Any reason to overload global new and delete?

We overload the global new and delete operators where I work for many reasons:

  • pooling all small allocations -- decreases overhead, decreases fragmentation, can increase performance for small-alloc-heavy apps
  • framing allocations with a known lifetime -- ignore all the frees until the very end of this period, then free all of them together (admittedly we do this more with local operator overloads than global)
  • alignment adjustment -- to cacheline boundaries, etc
  • alloc fill -- helping to expose usage of uninitialized variables
  • free fill -- helping to expose usage of previously deleted memory
  • delayed free -- increasing the effectiveness of free fill, occasionally increasing performance
  • sentinels or fenceposts -- helping to expose buffer overruns, underruns, and the occasional wild pointer
  • redirecting allocations -- to account for NUMA, special memory areas, or even to keep separate systems separate in memory (for e.g. embedded scripting languages or DSLs)
  • garbage collection or cleanup -- again useful for those embedded scripting languages
  • heap verification -- you can walk through the heap data structure every N allocs/frees to make sure everything looks ok
  • accounting, including leak tracking and usage snapshots/statistics (stacks, allocation ages, etc)

The idea of new/delete accounting is really flexible and powerful: you can, for example, record the entire callstack for the active thread whenever an alloc occurs, and aggregate statistics about that. You could ship the stack info over the network if you don't have space to keep it locally for whatever reason. The types of info you can gather here are only limited by your imagination (and performance, of course).

We use global overloads because it's convenient to hang lots of common debugging functionality there, as well as make sweeping improvements across the entire app, based on the statistics we gather from those same overloads.
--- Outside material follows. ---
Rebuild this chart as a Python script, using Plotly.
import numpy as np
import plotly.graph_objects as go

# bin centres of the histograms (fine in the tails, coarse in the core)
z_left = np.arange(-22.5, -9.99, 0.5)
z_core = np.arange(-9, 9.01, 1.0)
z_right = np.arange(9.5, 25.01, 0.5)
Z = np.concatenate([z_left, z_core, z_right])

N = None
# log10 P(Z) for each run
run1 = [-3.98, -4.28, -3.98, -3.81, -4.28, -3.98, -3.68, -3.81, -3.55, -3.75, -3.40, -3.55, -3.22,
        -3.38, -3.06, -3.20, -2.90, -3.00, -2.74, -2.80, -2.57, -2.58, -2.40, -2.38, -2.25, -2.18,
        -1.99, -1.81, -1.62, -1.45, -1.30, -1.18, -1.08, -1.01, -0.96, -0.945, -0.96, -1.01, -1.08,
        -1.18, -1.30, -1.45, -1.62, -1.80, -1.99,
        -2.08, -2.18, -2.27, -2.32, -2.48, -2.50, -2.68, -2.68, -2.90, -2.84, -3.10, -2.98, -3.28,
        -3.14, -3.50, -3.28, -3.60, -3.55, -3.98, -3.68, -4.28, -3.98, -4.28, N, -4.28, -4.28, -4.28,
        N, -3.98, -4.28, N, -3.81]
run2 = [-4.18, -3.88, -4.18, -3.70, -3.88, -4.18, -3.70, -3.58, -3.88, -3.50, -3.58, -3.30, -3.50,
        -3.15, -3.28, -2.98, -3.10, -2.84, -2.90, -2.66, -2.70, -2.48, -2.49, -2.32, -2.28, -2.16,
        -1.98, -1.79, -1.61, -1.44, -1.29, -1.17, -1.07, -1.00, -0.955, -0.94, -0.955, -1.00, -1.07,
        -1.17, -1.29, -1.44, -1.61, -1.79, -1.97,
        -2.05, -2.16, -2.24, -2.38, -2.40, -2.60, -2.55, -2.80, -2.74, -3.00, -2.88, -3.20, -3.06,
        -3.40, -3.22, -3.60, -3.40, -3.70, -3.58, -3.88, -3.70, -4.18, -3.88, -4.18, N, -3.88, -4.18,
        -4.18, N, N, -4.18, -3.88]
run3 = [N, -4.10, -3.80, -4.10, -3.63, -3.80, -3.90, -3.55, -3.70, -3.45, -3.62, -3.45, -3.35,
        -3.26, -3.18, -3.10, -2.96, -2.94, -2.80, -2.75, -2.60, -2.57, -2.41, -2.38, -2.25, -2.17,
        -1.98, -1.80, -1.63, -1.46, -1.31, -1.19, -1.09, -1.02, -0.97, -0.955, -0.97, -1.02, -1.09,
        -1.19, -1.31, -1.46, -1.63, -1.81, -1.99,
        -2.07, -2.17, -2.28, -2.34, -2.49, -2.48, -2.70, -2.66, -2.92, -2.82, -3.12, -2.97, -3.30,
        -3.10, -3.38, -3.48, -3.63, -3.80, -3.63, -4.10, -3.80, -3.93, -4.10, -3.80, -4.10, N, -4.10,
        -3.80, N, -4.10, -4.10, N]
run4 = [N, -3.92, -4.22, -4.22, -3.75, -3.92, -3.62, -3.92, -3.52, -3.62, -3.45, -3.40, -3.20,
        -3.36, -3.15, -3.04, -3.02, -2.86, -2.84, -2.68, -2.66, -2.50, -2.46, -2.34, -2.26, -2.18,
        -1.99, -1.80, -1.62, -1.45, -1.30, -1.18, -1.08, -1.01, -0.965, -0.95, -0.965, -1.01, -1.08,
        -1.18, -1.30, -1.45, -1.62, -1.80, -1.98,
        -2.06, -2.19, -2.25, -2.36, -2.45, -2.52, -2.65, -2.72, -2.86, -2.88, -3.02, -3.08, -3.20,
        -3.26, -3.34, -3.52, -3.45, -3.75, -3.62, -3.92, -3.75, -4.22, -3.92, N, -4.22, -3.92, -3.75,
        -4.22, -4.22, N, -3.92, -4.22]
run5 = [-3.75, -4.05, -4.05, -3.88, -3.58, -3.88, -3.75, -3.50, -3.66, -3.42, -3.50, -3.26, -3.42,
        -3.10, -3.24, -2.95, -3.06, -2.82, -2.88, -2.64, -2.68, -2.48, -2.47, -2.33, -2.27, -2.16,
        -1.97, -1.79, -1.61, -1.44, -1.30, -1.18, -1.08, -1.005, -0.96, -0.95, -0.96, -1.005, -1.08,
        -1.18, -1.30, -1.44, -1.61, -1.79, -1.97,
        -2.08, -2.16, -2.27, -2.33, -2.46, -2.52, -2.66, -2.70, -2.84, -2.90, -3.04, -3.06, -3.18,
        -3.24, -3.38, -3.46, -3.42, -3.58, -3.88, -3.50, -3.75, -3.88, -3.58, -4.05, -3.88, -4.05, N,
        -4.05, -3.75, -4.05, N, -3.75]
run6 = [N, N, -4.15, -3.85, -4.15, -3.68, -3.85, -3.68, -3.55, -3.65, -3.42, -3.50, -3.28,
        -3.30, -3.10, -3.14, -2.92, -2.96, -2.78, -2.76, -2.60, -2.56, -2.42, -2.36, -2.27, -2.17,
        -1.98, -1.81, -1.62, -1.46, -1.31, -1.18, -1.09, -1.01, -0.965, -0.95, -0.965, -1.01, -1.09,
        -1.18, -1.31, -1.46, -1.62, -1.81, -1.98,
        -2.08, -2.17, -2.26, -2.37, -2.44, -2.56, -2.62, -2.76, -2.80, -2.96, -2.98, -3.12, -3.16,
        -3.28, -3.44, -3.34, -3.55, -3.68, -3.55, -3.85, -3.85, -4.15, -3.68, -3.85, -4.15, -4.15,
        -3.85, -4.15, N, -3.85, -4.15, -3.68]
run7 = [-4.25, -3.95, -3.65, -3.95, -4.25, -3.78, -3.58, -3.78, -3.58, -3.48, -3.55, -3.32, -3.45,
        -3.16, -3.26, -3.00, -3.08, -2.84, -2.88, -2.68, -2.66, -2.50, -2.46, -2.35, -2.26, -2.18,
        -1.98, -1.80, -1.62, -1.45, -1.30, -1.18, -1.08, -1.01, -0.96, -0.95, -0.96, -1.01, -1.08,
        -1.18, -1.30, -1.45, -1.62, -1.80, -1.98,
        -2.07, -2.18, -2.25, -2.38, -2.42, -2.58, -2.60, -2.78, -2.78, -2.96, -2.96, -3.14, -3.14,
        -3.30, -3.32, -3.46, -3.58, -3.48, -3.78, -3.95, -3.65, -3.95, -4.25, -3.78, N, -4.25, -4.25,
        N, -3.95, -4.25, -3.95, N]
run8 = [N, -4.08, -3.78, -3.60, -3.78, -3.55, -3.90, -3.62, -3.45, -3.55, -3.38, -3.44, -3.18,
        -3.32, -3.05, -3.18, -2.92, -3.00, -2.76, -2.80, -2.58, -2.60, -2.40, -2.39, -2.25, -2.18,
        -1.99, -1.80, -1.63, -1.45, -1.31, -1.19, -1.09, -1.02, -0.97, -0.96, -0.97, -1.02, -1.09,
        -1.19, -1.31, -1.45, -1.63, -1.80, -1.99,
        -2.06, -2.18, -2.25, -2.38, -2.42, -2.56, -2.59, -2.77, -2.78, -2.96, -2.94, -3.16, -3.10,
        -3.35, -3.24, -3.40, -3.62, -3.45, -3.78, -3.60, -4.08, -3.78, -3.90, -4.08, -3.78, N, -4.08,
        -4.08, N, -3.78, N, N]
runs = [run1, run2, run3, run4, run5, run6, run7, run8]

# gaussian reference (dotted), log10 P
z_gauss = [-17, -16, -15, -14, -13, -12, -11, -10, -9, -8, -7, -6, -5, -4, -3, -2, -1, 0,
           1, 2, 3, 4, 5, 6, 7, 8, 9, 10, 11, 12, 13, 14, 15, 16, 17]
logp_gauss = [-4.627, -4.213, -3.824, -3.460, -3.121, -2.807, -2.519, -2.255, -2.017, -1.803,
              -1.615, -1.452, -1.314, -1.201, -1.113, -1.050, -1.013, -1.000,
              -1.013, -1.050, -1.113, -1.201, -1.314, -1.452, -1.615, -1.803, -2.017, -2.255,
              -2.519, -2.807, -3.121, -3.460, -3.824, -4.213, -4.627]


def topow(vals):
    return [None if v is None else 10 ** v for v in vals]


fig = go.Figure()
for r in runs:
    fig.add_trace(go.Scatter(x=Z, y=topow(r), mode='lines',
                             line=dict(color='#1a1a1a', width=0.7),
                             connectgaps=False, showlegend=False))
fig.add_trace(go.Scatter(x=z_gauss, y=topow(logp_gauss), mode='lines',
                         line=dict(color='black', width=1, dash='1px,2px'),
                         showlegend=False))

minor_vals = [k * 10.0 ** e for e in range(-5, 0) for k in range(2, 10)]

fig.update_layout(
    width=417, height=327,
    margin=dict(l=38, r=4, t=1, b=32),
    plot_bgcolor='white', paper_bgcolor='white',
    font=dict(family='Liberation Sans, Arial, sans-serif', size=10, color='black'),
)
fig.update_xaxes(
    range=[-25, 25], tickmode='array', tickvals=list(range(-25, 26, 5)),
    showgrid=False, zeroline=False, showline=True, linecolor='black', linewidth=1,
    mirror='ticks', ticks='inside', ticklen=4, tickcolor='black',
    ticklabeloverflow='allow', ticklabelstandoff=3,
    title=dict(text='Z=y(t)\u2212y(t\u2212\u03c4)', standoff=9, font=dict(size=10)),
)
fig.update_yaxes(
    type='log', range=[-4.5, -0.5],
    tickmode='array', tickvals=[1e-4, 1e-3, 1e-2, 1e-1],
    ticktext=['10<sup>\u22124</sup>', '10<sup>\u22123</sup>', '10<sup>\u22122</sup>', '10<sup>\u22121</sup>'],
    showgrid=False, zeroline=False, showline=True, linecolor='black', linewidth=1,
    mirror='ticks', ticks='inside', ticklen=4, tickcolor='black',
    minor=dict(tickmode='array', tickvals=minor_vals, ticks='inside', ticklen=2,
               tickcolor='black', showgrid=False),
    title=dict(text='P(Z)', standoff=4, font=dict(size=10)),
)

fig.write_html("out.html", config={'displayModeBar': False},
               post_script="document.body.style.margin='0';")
We still do use custom allocators for individual types too; in many cases the speedup or capabilities you can get by providing custom allocators for e.g. a single point-of-use of an STL data structure far exceeds the general speedup you can get from the global overloads.
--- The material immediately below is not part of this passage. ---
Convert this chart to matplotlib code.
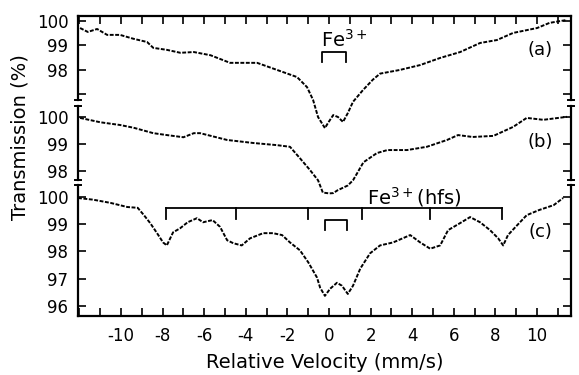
import numpy as np
import matplotlib
matplotlib.use('Agg')
import matplotlib.pyplot as plt
import matplotlib.transforms as mtransforms

# velocity (mm/s) and transmission (%)
vel_a = [-11.97, -11.6, -11.15, -10.67, -10.05, -9.4, -8.75, -8.45, -7.8, -7.15, -6.5, -5.7,
         -4.76, -3.46, -2.5, -1.54, -1.06, -0.77, -0.53, -0.2, -0.05, 0.2, 0.43, 0.67, 0.9,
         1.15, 1.63, 2.1, 2.45, 3.4, 4.38, 5.34, 6.3, 7.26, 8.07, 8.85, 10.0, 10.6, 11.44]
trans_a = [99.71, 99.55, 99.67, 99.43, 99.43, 99.27, 99.14, 98.9, 98.82, 98.7, 98.73, 98.6,
           98.29, 98.29, 98.0, 97.71, 97.3, 96.78, 96.08, 95.63, 95.84, 96.16, 96.08, 95.88, 96.24,
           96.7, 97.18, 97.6, 97.85, 98.0, 98.2, 98.49, 98.73, 99.1, 99.22, 99.51, 99.71, 99.92, 100.04]

vel_b = [-11.97, -11.0, -10.05, -9.4, -8.45, -7.8, -7.0, -6.5, -6.2, -4.9, -3.65, -2.5, -1.88,
         -1.4, -0.91, -0.53, -0.3, 0.0, 0.2, 0.4, 0.9, 1.15, 1.35, 1.65, 2.3, 2.8, 3.75, 4.7, 5.67,
         6.2, 6.9, 7.9, 8.85, 9.5, 10.3, 11.44]
trans_b = [99.96, 99.8, 99.7, 99.6, 99.4, 99.33, 99.25, 99.4, 99.4, 99.15, 99.04, 98.96, 98.9,
           98.48, 98.04, 97.67, 97.22, 97.19, 97.2, 97.3, 97.48, 97.67, 97.93, 98.33, 98.67, 98.78,
           98.78, 98.9, 99.15, 99.33, 99.26, 99.3, 99.63, 99.96, 99.89, 100.0]

vel_c = [-12.07, -11.35, -10.5, -9.7, -9.2, -8.9, -8.6, -8.27, -7.98, -7.8, -7.5, -7.16, -6.8,
         -6.35, -6.06, -5.6, -5.24, -4.9, -4.6, -4.2, -3.8, -3.17, -2.7, -2.26, -1.88, -1.4, -1.0,
         -0.58, -0.43, -0.2, 0.05, 0.38, 0.62, 0.9, 1.15, 1.5, 1.97, 2.45, 3.08, 3.9, 4.38, 4.86,
         5.34, 5.72, 6.3, 6.78, 7.26, 7.74, 8.13, 8.37, 8.6, 9.04, 9.5, 10.1, 10.8, 11.25]
trans_c = [99.96, 99.9, 99.78, 99.63, 99.6, 99.33, 99.04, 98.67, 98.33, 98.22, 98.7, 98.85, 99.07,
           99.22, 99.07, 99.15, 98.9, 98.41, 98.3, 98.22, 98.48, 98.67, 98.67, 98.6, 98.33, 98.04, 97.6,
           97.04, 96.67, 96.37, 96.63, 96.85, 96.74, 96.44, 96.74, 97.37, 97.93, 98.22, 98.33, 98.6,
           98.33, 98.1, 98.22, 98.78, 99.04, 99.26, 99.07, 98.78, 98.48, 98.22, 98.6, 98.96, 99.33,
           99.52, 99.7, 99.96]

# hyperfine sextet line positions of Fe3+ and the quadrupole doublet
hfs_lines = [-7.85, -4.47, -1.0, 1.6, 4.86, 8.3]
doublet_a = [-0.34, 0.82]
doublet_c = [-0.2, 0.87]

ticks_a = [100, 99, 98, 97]
ticks_b = [100, 99, 98]
ticks_c = [100, 99, 98, 97, 96]

# stacking: (offset of the 100 % line, vertical scale) for each spectrum
panels = {'a': (106.46, 0.9), 'b': (102.94, 1.0), 'c': (100.0, 1.0)}


def stack(vals, key):
    off, sc = panels[key]
    return off + (np.asarray(vals, dtype=float) - 100) * sc


fig = plt.figure(figsize=(5.79, 3.75), dpi=100)
ax = fig.add_axes([78 / 579, 1 - 316 / 375, 493 / 579, 300 / 375])

style = dict(color='black', lw=1.4, ls=(0, (2.0, 0.8)))
ax.plot(vel_a, stack(trans_a, 'a'), **style)
ax.plot(vel_b, stack(trans_b, 'b'), **style)
ax.plot(vel_c, stack(trans_c, 'c'), **style)

ax.set_xlim(-12.07, 11.63)
ax.set_ylim(95.63, 106.64)

# x ticks every 1 mm/s, labels every 2
ax.set_xticks(np.arange(-12, 12, 1), minor=True)
ax.set_xticks(np.arange(-10, 11, 2))
ax.set_xticklabels([str(t) for t in range(-10, 11, 2)])
ax.tick_params(axis='x', which='both', direction='in', top=True, bottom=True,
               length=6, width=1.2, labelsize=12, pad=8)

ypos = list(stack(ticks_a, 'a')) + list(stack(ticks_b, 'b')) + list(stack(ticks_c, 'c'))
ylab = [str(t) if t != 97 else '' for t in ticks_a] + [str(t) for t in ticks_b] + [str(t) for t in ticks_c]
ax.set_yticks(ypos)
ax.set_yticklabels(ylab)
ax.tick_params(axis='y', direction='in', left=True, right=True, length=6, width=1.2,
               labelsize=12, pad=7)

# broken left/right spines
for s in ['top', 'bottom']:
    ax.spines[s].set_linewidth(1.6)
ax.spines['left'].set_visible(False)
ax.spines['right'].set_visible(False)
segs = [(95.63, 100.44), (100.62, 103.34), (103.56, 106.64)]
for xs in [0, 1]:
    tr = mtransforms.blended_transform_factory(ax.transAxes, ax.transData)
    for lo, hi in segs:
        ax.plot([xs, xs], [lo, hi], color='black', lw=1.6, transform=tr, clip_on=False)
        for yy in (lo, hi):
            if yy in (95.63, 106.64):
                continue
            ax.plot([xs - 0.007, xs + 0.007], [yy, yy], color='black', lw=1.4,
                    transform=tr, clip_on=False)

# Fe3+ doublet marker in (a)
ya_top, ya_bot = 105.32, 104.95
ax.plot([doublet_a[0], doublet_a[0], doublet_a[1], doublet_a[1]],
        [ya_bot, ya_top, ya_top, ya_bot], color='black', lw=1.3)
ax.text(doublet_a[0] - 0.05, 105.5, 'Fe$^{3+}$', fontsize=14, ha='left', va='baseline')

# hfs sextet bar in (c)
yh, yh2 = 99.6, 99.2
ax.plot([hfs_lines[0], hfs_lines[-1]], [yh, yh], color='black', lw=1.3)
for h in hfs_lines:
    ax.plot([h, h], [yh, yh2], color='black', lw=1.3)
ax.text(1.83, 99.72, 'Fe$^{3+}$(hfs)', fontsize=14, ha='left', va='baseline')

yc_top, yc_bot = 99.16, 98.79
ax.plot([doublet_c[0], doublet_c[0], doublet_c[1], doublet_c[1]],
        [yc_bot, yc_top, yc_top, yc_bot], color='black', lw=1.3)

ax.text(10.15, 105.39, '(a)', fontsize=13, ha='center', va='center')
ax.text(10.15, 102.02, '(b)', fontsize=13, ha='center', va='center')
ax.text(10.15, 98.72, '(c)', fontsize=13, ha='center', va='center')

ax.set_xlabel('Relative Velocity (mm/s)', fontsize=14, labelpad=6)
fig.text(20 / 579, 1 - 137 / 375, 'Transmission (%)', rotation=90, fontsize=14,
         ha='center', va='center')

plt.savefig('out.png', dpi=100)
Take a look at some of the allocators and debugging systems that are out there for C/C++ and you'll rapidly come up with these and other ideas:

  • valgrind
  • electricfence
  • dmalloc
  • dlmalloc
  • Application Verifier
  • Insure++
  • BoundsChecker
  • ...and many others... (the gamedev industry is a great place to look)

(One old but seminal book is Writing Solid Code, which discusses many of the reasons you might want to provide custom allocators in C, most of which are still very relevant.)

Obviously if you can use any of these fine tools you will want to do so rather than rolling your own.

There are situations in which it is faster, easier, less of a business/legal hassle, nothing's available for your platform yet, or just more instructive: dig in and write a global overload.


The most common reason to overload new and delete are simply to check for memory leaks, and memory usage stats. Note that "memory leak" is usually generalized to memory errors. You can check for things such as double deletes and buffer overruns.

The uses after that are usually memory-allocation schemes, such as garbage collection, and pooling.

All other cases are just specific things, mentioned in other answers (logging to disk, kernel use).


In addition to the other important uses mentioned here, like memory tagging, it's also the only way to force all allocations in your app to go through fixed-block allocation, which has enormous implications for performance and fragmentation.

For example, you may have a series of memory pools with fixed block sizes. Overriding global new lets you direct all 61-byte allocations to, say, the pool with 64-byte blocks, all 768-1024 byte allocs to the the 1024b-block pool, all those above that to the 2048 byte block pool, and anything larger than 8kb to the general ragged heap.

Because fixed block allocators are much faster and less prone to fragmentation than allocating willy-nilly from the heap, this lets you force even crappy 3d party code to allocate from your pools and not poop all over the address space.

This is done often in systems which are time- and space-critical, such as games. 280Z28, Meeh, and Dan Olson have described why.


UnrealEngine3 overloads global new and delete as part of its core memory management system. There are multiple allocators that provide different features (profiling, performance, etc.) and they need all allocations to go through it.

Edit: For my own code, I would only ever do it as a last resort. And by that I mean I would almost positively never use it. But my personal projects are obviously much smaller/very different requirements.